RIO DE JANEIRO — It’s unlikely to be added to the long list of official products anytime soon, but a new cellphone game called Run Gringo Run may be closer to Olympic reality than any sponsor’s glossy TV commercial.

Dreamed up by a group of Brazilian computer geeks looking for light relief from a corporate IT project, Run Gringo Run is a free application for Android phones whose central character is a foreign tourist fleeing a group of youths attempting to rob him. The fleeing foreigner can employ a number of tricks to escape them.

Gringo is a catchall word for foreigners used across Latin America. And “gringos” in Rio for South America’s first Olympics have been dealing with all the crime cliches the “Wonderful City” has to offer.

On Aug. 7, Portugal’s education minister was robbed at knife point by the picturesque lagoon where rowing races take place. The previous evening two Australian coaches were held up at knife point in upmarket Ipanema. Days earlier gunmen waylaid three Swedes who had stopped to photograph a favela – briefly seizing one of them, before releasing the visitor.

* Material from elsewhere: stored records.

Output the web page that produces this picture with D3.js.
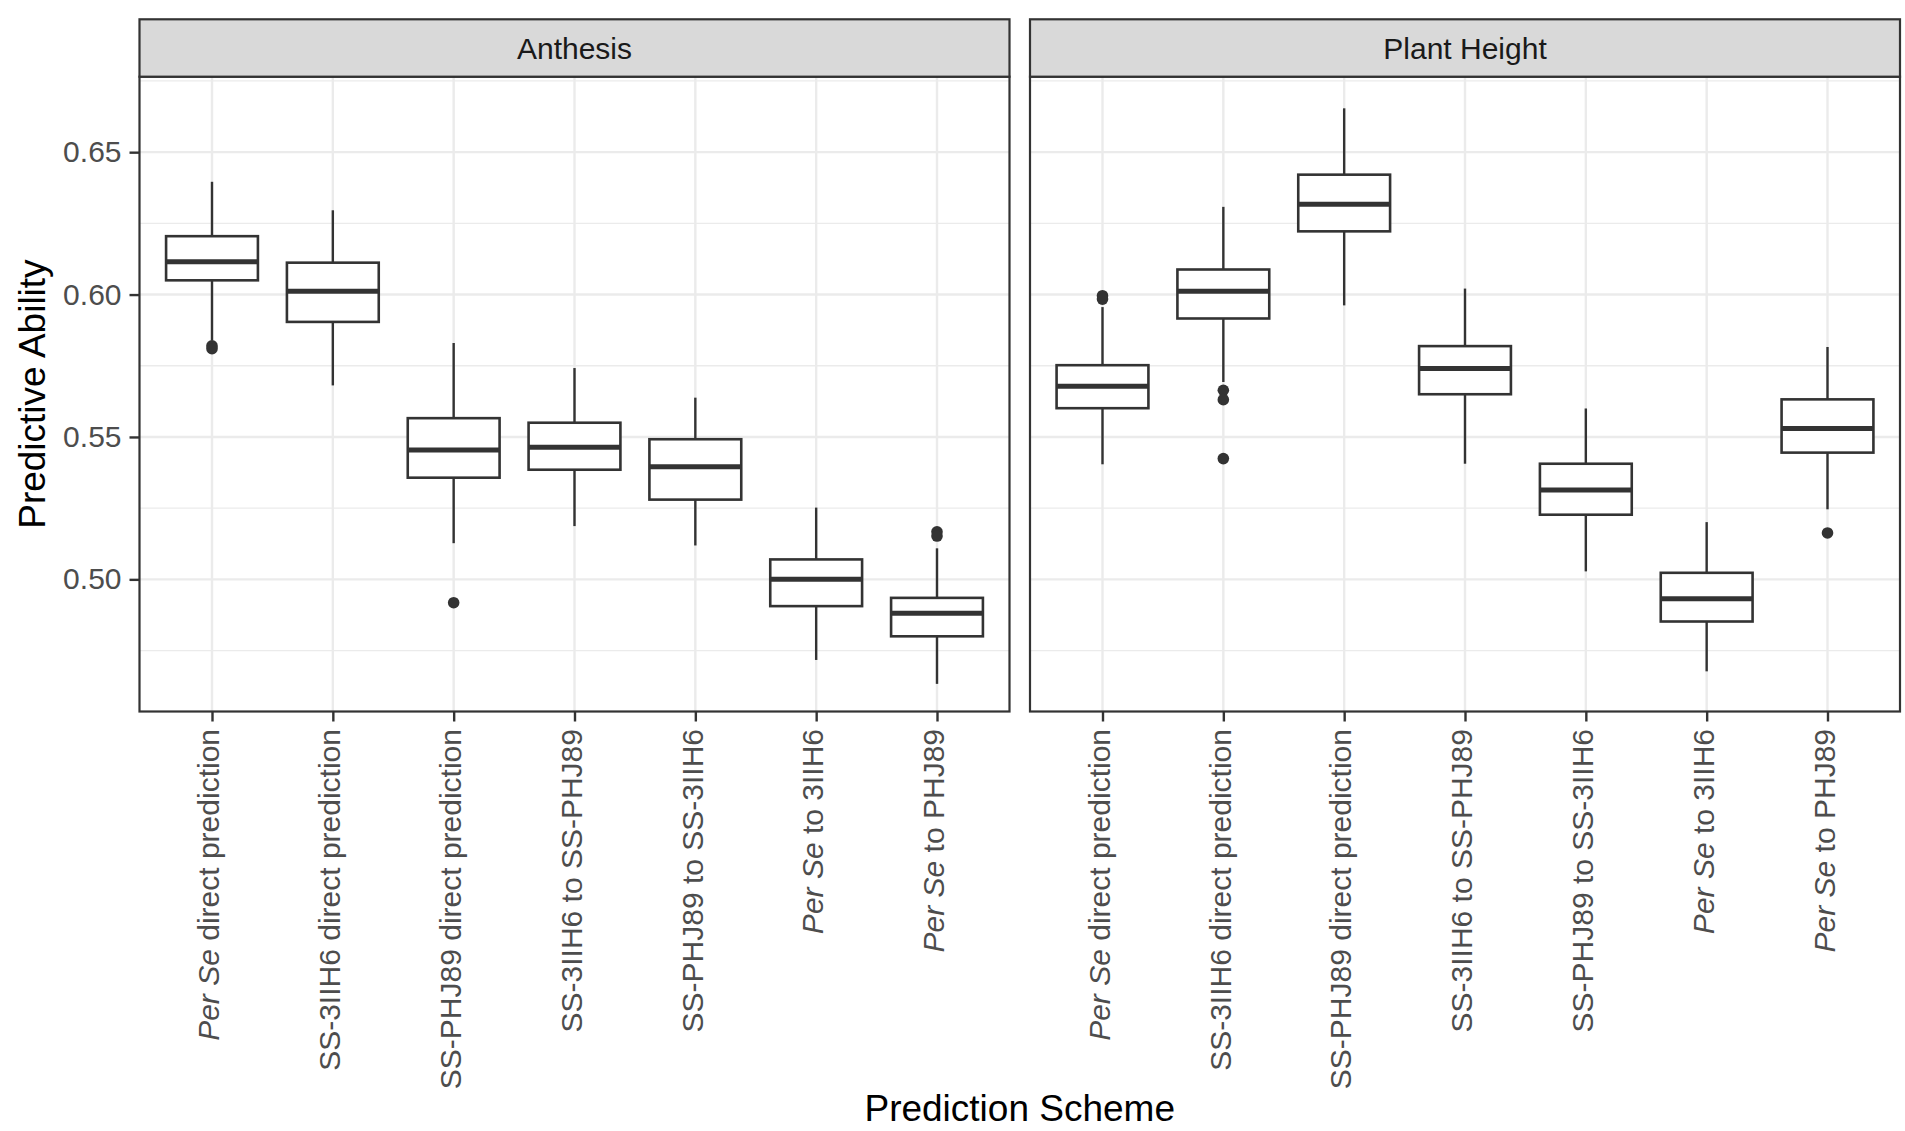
<!DOCTYPE html>
<html>
<head>
<meta charset="utf-8">
<script src="https://cdn.jsdelivr.net/npm/d3@7"></script>
<style>
  body { margin: 0; background: #fff; }
  svg text { font-family: "Liberation Sans", Arial, Helvetica, sans-serif; }
</style>
</head>
<body>
<div id="chart"></div>
<script>
// Data
const panels = ['Anthesis', 'Plant Height'];
const schemes = [
  'Per Se direct prediction',
  'SS-3IIH6 direct prediction',
  'SS-PHJ89 direct prediction',
  'SS-3IIH6 to SS-PHJ89',
  'SS-PHJ89 to SS-3IIH6',
  'Per Se to 3IIH6',
  'Per Se to PHJ89'
];
const yTicks = [0.50, 0.55, 0.60, 0.65];
const yMinor = [0.475, 0.525, 0.575, 0.625, 0.675];

// [lower whisker, q1, median, q3, upper whisker]
const anthesisStats = [
  [0.5839, 0.6050, 0.6115, 0.6205, 0.6396],
  [0.5681, 0.5904, 0.6012, 0.6112, 0.6296],
  [0.5127, 0.5357, 0.5454, 0.5566, 0.5830],
  [0.5187, 0.5385, 0.5464, 0.5550, 0.5742],
  [0.5119, 0.5280, 0.5395, 0.5492, 0.5638],
  [0.4717, 0.4906, 0.5000, 0.5070, 0.5252],
  [0.4633, 0.4800, 0.4881, 0.4935, 0.5109]
];
const anthesisOutliers = [
  [0.5820, 0.5810], [], [0.4918], [], [], [], [0.5167, 0.5152]
];
const heightStats = [
  [0.5404, 0.5601, 0.5678, 0.5752, 0.5956],
  [0.5693, 0.5916, 0.6012, 0.6088, 0.6308],
  [0.5962, 0.6222, 0.6317, 0.6421, 0.6654],
  [0.5406, 0.5650, 0.5740, 0.5819, 0.6021],
  [0.5028, 0.5227, 0.5314, 0.5406, 0.5600],
  [0.4677, 0.4852, 0.4932, 0.5023, 0.5201],
  [0.5246, 0.5445, 0.5530, 0.5632, 0.5816]
];
const heightOutliers = [
  [0.5996, 0.5984], [0.5664, 0.5631, 0.5424], [], [], [], [], [0.5163]
];

const panelStats = [anthesisStats, heightStats];
const panelOutliers = [anthesisOutliers, heightOutliers];

// Layout
const width = 1905, height = 1131;
const stripTop = 19.3, plotTop = 76.7, plotBottom = 711.5;
const panelX = [[139.5, 1009.5], [1030, 1900]];
const ink = '#333333';

const svg = d3.select('#chart')
  .append('svg')
    .attr('width', width)
    .attr('height', height);

const y = d3.scaleLinear()
  .domain([0.4536, 0.6765])
  .range([plotBottom, plotTop]);

panels.forEach((panelName, p) => {
  const [x0, x1] = panelX[p];
  const x = d3.scalePoint()
    .domain(schemes)
    .range([x0, x1])
    .padding(0.6);
  const boxW = x.step() * 0.76;

  const g = svg.append('g');

  // minor grid
  g.selectAll('.minor')
    .data(yMinor)
    .join('line')
      .attr('x1', x0).attr('x2', x1)
      .attr('y1', d => y(d)).attr('y2', d => y(d))
      .attr('stroke', '#EBEBEB')
      .attr('stroke-width', 1.3);

  // major grid
  g.selectAll('.major-y')
    .data(yTicks)
    .join('line')
      .attr('x1', x0).attr('x2', x1)
      .attr('y1', d => y(d)).attr('y2', d => y(d))
      .attr('stroke', '#EBEBEB')
      .attr('stroke-width', 2.4);
  g.selectAll('.major-x')
    .data(schemes)
    .join('line')
      .attr('x1', d => x(d)).attr('x2', d => x(d))
      .attr('y1', plotTop).attr('y2', plotBottom)
      .attr('stroke', '#EBEBEB')
      .attr('stroke-width', 2.4);

  const stats = panelStats[p];

  // boxes, whiskers, outliers
  schemes.forEach((s, i) => {
    const [lo, q1, med, q3, hi] = stats[i];
    g.append('line')
      .attr('x1', x(s)).attr('x2', x(s))
      .attr('y1', y(hi)).attr('y2', y(q3))
      .attr('stroke', ink).attr('stroke-width', 2.4);
    g.append('line')
      .attr('x1', x(s)).attr('x2', x(s))
      .attr('y1', y(q1)).attr('y2', y(lo))
      .attr('stroke', ink).attr('stroke-width', 2.4);
    g.append('rect')
      .attr('x', x(s) - boxW / 2)
      .attr('y', y(q3))
      .attr('width', boxW)
      .attr('height', y(q1) - y(q3))
      .attr('fill', '#fff')
      .attr('stroke', ink)
      .attr('stroke-width', 2.6);
    g.append('line')
      .attr('x1', x(s) - boxW / 2).attr('x2', x(s) + boxW / 2)
      .attr('y1', y(med)).attr('y2', y(med))
      .attr('stroke', ink).attr('stroke-width', 5);
    panelOutliers[p][i].forEach(v => {
      g.append('circle')
        .attr('cx', x(s))
        .attr('cy', y(v))
        .attr('r', 5.8)
        .attr('fill', ink);
    });
  });

  // panel border
  g.append('rect')
    .attr('x', x0).attr('y', plotTop)
    .attr('width', x1 - x0).attr('height', plotBottom - plotTop)
    .attr('fill', 'none')
    .attr('stroke', ink)
    .attr('stroke-width', 2.2);

  // strip
  g.append('rect')
    .attr('x', x0).attr('y', stripTop)
    .attr('width', x1 - x0).attr('height', plotTop - stripTop)
    .attr('fill', '#D9D9D9')
    .attr('stroke', ink)
    .attr('stroke-width', 2.2);
  g.append('text')
    .attr('x', (x0 + x1) / 2)
    .attr('y', 59.3)
    .attr('text-anchor', 'middle')
    .attr('font-size', 30)
    .attr('fill', '#1A1A1A')
    .text(panelName);

  // x axis
  const xAxis = g.append('g')
    .attr('transform', `translate(0,${plotBottom})`)
    .call(d3.axisBottom(x).tickSize(10).tickFormat(''));
  xAxis.select('.domain').remove();
  xAxis.selectAll('.tick line')
    .attr('stroke', ink)
    .attr('stroke-width', 2.4);

  schemes.forEach(s => {
    const t = g.append('text')
      .attr('transform', `translate(${x(s)},729) rotate(-90)`)
      .attr('text-anchor', 'end')
      .attr('dy', '0.24em')
      .attr('font-size', 30)
      .attr('fill', '#4D4D4D');
    if (s.startsWith('Per Se')) {
      t.append('tspan').attr('font-style', 'italic').text('Per Se');
      t.append('tspan').text(s.slice(6));
    } else {
      t.text(s);
    }
  });

  // y axis on the first panel only
  if (p === 0) {
    const yAxis = g.append('g')
      .attr('transform', `translate(${x0},0)`)
      .call(d3.axisLeft(y).tickValues(yTicks).tickFormat(d3.format('.2f')).tickSize(10).tickPadding(8));
    yAxis.select('.domain').remove();
    yAxis.selectAll('.tick line')
      .attr('stroke', ink)
      .attr('stroke-width', 2.4);
    yAxis.selectAll('.tick text')
      .attr('font-size', 30)
      .attr('font-family', '"Liberation Sans", Arial, sans-serif')
      .attr('fill', '#4D4D4D');
  }
});

// axis titles
svg.append('text')
  .attr('x', (panelX[0][0] + panelX[1][1]) / 2)
  .attr('y', 1121)
  .attr('text-anchor', 'middle')
  .attr('font-size', 37)
  .attr('fill', '#000')
  .text('Prediction Scheme');

svg.append('text')
  .attr('transform', `translate(45,${(plotTop + plotBottom) / 2}) rotate(-90)`)
  .attr('text-anchor', 'middle')
  .attr('font-size', 37)
  .attr('fill', '#000')
  .text('Predictive Ability');
</script>
</body>
</html>
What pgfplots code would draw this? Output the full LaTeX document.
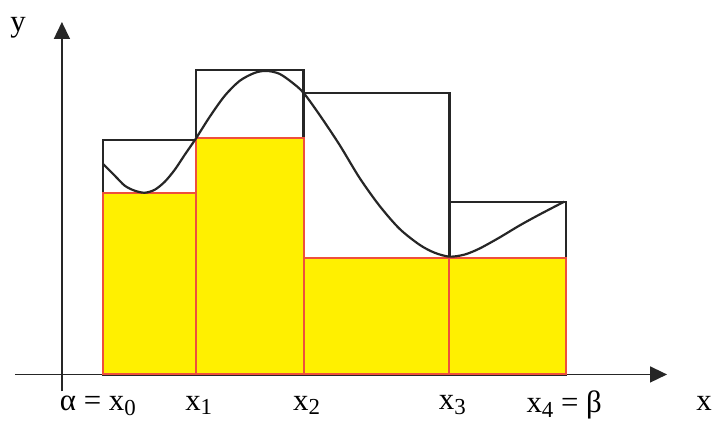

As well as the crime, the gringo in the game personifies many of the cliches Brazilians see in foreign tourists. His gaudy Hawaiian is open over his beer belly, and hair shaved closely around his thick neck.

When the youths arrive to rob him in a massed robbery called an “arrastão,” or dragnet, he runs away and can either paraglide over hurdles, skate away on a longboard or accumulate enough coconuts and distance covered to “buy” a police officer who will get rid of the thieves. Other obstacles he confronts include an exploding manhole and a cycle path that collapses.

Like the robberies, none of this is imaginary. Instead, for Cariocas, as Rio’s crime-hardened residents are known, scenarios like these are a real as the Christ the Redeemer statue or Copacabana Beach. The game’s creators say they’re just having fun while trying to increase Brazil’s stake in the mobile gaming market.

“It shows all the ills of the country in a fun way, not an offensive way,” said Luciano Nóbrega, 37, one of eight computer specialists from the south of Brazil who were working on a big IT project when they dreamed up the idea. It was designed by Ritchie Cantuaria, 33, who lives in Santa Catarina state in southern Brazil.

As Nóbrega observes – not everyone playing the game will realize it is based on real life.